Tutto l’anno liturgico potrebbe essere inteso come un viaggio: un viaggio alla scoperta sempre nuova del nostro rapporto con Dio e verso la maturazione della nostra fede. Lo è in modo particolare nel tempo dell’Avvento, quando i nostri sguardi sono rivolti a ciò che sta per avvenire: alla nascita di Gesù. In questo senso il viaggio di Abramo ci accompagna nella nostra avventura personale. L’ordine ricevuto dal patriarca inverte la logica degli affetti. La Genesi vuole dirci che non si tratta di una migrazione legata agli spazi; la dimensione del viaggio va infatti piuttosto assunta come condizione umana. Si è chiamati a rompere legami sempre più ravvicinati: patria, città, famiglia.
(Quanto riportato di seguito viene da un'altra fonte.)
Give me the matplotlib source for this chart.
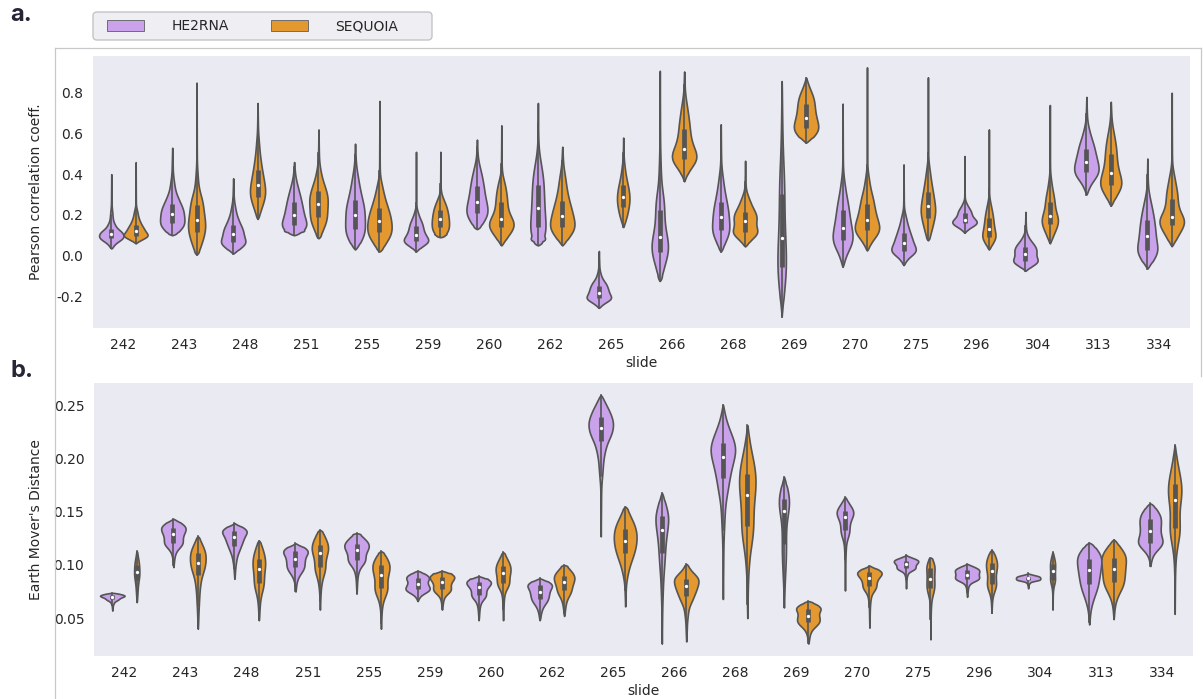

Il racconto del cammino tortuoso di Abramo non è solo descrizione dei suoi vari spostamenti, ma è metafora della vita: un andare verso l’incognito, seguendo una vocazione. 

Per Calvino è questa «la regola che ci è comandata per formare tutta la nostra vita: che noi non intraprendiamo nulla di cui Dio non sia l’autore… La nostra vita sarà ben regolata e ordinata, quando dipenderemo dalla bocca di Dio e non intraprenderemo nulla se non per la sua Parola». 

In questa luce si può evocare l’interpretazione che, giocando su una possibilità linguistica consentita dall’ebraico, intende l’espressione «Lekh lekhà» come se si dicesse «vai a te stesso».  Il nostro vero essere è avanti a noi, lo si può raggiungere solo se si cammina. Per ritrovare se stessi non ci si deve rivolgere a radici identitarie costituite dalla casa, dalla parentela, dalla patria; al contrario, occorre uscire e prestare ascolto a una voce che chiama dall’esterno.